Aim of the exercise – Your task is to repeat the lines below exactly, excluding any pictures they contain.

Data –
--------------------------------
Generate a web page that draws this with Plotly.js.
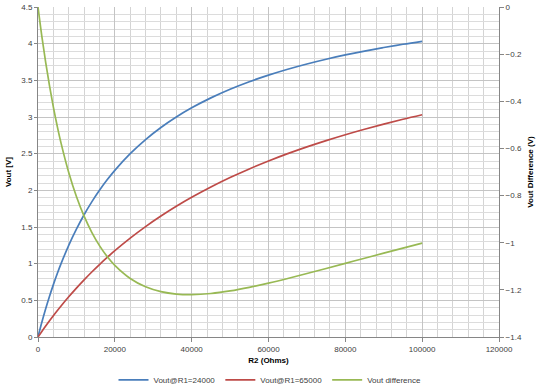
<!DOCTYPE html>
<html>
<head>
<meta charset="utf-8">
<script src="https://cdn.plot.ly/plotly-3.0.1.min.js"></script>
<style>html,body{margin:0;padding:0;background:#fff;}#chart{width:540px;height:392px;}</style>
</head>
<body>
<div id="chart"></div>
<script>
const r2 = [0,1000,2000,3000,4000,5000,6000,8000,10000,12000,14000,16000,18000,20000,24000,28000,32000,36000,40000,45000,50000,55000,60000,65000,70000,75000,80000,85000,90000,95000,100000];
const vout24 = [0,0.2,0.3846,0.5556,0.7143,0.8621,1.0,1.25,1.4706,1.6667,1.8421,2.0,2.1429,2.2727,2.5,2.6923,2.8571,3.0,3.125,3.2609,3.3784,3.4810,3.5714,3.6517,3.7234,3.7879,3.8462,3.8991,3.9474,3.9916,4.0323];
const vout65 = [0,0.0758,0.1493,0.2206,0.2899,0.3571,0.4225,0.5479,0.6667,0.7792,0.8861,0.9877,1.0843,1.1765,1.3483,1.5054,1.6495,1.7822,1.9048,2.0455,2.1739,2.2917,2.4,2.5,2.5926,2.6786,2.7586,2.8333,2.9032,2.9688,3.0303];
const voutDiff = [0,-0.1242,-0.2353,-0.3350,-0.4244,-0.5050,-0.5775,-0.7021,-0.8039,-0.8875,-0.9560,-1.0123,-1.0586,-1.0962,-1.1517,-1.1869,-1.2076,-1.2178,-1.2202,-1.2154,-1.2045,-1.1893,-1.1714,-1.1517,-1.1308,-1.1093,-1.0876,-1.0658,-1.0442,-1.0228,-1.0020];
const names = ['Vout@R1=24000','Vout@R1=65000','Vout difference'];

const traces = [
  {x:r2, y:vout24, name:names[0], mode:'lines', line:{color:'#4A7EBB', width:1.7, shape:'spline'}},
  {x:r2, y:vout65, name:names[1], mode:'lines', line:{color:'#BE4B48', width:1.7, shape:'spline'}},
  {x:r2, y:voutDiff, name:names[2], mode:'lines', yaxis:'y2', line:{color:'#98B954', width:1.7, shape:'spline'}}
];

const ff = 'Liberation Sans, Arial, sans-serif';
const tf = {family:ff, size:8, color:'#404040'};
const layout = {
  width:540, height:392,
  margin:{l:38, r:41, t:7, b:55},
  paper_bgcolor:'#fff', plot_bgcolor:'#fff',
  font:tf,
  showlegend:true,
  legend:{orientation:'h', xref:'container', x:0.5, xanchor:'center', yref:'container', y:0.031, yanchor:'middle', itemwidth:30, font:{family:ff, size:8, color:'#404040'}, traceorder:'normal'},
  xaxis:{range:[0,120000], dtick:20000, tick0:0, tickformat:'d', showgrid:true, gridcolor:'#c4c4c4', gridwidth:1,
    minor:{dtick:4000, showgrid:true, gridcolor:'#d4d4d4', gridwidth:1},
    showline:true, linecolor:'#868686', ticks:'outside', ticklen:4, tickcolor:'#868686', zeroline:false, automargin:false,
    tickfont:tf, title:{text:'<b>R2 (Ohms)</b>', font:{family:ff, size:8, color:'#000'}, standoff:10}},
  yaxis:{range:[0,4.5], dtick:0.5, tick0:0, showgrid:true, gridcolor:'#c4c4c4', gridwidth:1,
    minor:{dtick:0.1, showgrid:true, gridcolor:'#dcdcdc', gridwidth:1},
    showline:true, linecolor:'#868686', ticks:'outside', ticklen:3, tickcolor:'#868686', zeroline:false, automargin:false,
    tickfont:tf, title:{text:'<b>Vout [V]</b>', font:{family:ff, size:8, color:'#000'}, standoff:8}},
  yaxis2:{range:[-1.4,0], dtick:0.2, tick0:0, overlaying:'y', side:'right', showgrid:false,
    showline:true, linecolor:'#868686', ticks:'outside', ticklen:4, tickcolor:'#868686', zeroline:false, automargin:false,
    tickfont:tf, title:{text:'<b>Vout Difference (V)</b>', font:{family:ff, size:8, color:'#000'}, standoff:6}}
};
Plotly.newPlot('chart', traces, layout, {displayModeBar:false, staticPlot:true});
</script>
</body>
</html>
--------------------------------
Final answer –
Generate a web page that draws this with Plotly.js.
<!DOCTYPE html>
<html>
<head>
<meta charset="utf-8">
<script src="https://cdn.plot.ly/plotly-3.0.1.min.js"></script>
<style>html,body{margin:0;padding:0;background:#fff;}#chart{width:540px;height:392px;}</style>
</head>
<body>
<div id="chart"></div>
<script>
const r2 = [0,1000,2000,3000,4000,5000,6000,8000,10000,12000,14000,16000,18000,20000,24000,28000,32000,36000,40000,45000,50000,55000,60000,65000,70000,75000,80000,85000,90000,95000,100000];
const vout24 = [0,0.2,0.3846,0.5556,0.7143,0.8621,1.0,1.25,1.4706,1.6667,1.8421,2.0,2.1429,2.2727,2.5,2.6923,2.8571,3.0,3.125,3.2609,3.3784,3.4810,3.5714,3.6517,3.7234,3.7879,3.8462,3.8991,3.9474,3.9916,4.0323];
const vout65 = [0,0.0758,0.1493,0.2206,0.2899,0.3571,0.4225,0.5479,0.6667,0.7792,0.8861,0.9877,1.0843,1.1765,1.3483,1.5054,1.6495,1.7822,1.9048,2.0455,2.1739,2.2917,2.4,2.5,2.5926,2.6786,2.7586,2.8333,2.9032,2.9688,3.0303];
const voutDiff = [0,-0.1242,-0.2353,-0.3350,-0.4244,-0.5050,-0.5775,-0.7021,-0.8039,-0.8875,-0.9560,-1.0123,-1.0586,-1.0962,-1.1517,-1.1869,-1.2076,-1.2178,-1.2202,-1.2154,-1.2045,-1.1893,-1.1714,-1.1517,-1.1308,-1.1093,-1.0876,-1.0658,-1.0442,-1.0228,-1.0020];
const names = ['Vout@R1=24000','Vout@R1=65000','Vout difference'];

const traces = [
  {x:r2, y:vout24, name:names[0], mode:'lines', line:{color:'#4A7EBB', width:1.7, shape:'spline'}},
  {x:r2, y:vout65, name:names[1], mode:'lines', line:{color:'#BE4B48', width:1.7, shape:'spline'}},
  {x:r2, y:voutDiff, name:names[2], mode:'lines', yaxis:'y2', line:{color:'#98B954', width:1.7, shape:'spline'}}
];

const ff = 'Liberation Sans, Arial, sans-serif';
const tf = {family:ff, size:8, color:'#404040'};
const layout = {
  width:540, height:392,
  margin:{l:38, r:41, t:7, b:55},
  paper_bgcolor:'#fff', plot_bgcolor:'#fff',
  font:tf,
  showlegend:true,
  legend:{orientation:'h', xref:'container', x:0.5, xanchor:'center', yref:'container', y:0.031, yanchor:'middle', itemwidth:30, font:{family:ff, size:8, color:'#404040'}, traceorder:'normal'},
  xaxis:{range:[0,120000], dtick:20000, tick0:0, tickformat:'d', showgrid:true, gridcolor:'#c4c4c4', gridwidth:1,
    minor:{dtick:4000, showgrid:true, gridcolor:'#d4d4d4', gridwidth:1},
    showline:true, linecolor:'#868686', ticks:'outside', ticklen:4, tickcolor:'#868686', zeroline:false, automargin:false,
    tickfont:tf, title:{text:'<b>R2 (Ohms)</b>', font:{family:ff, size:8, color:'#000'}, standoff:10}},
  yaxis:{range:[0,4.5], dtick:0.5, tick0:0, showgrid:true, gridcolor:'#c4c4c4', gridwidth:1,
    minor:{dtick:0.1, showgrid:true, gridcolor:'#dcdcdc', gridwidth:1},
    showline:true, linecolor:'#868686', ticks:'outside', ticklen:3, tickcolor:'#868686', zeroline:false, automargin:false,
    tickfont:tf, title:{text:'<b>Vout [V]</b>', font:{family:ff, size:8, color:'#000'}, standoff:8}},
  yaxis2:{range:[-1.4,0], dtick:0.2, tick0:0, overlaying:'y', side:'right', showgrid:false,
    showline:true, linecolor:'#868686', ticks:'outside', ticklen:4, tickcolor:'#868686', zeroline:false, automargin:false,
    tickfont:tf, title:{text:'<b>Vout Difference (V)</b>', font:{family:ff, size:8, color:'#000'}, standoff:6}}
};
Plotly.newPlot('chart', traces, layout, {displayModeBar:false, staticPlot:true});
</script>
</body>
</html>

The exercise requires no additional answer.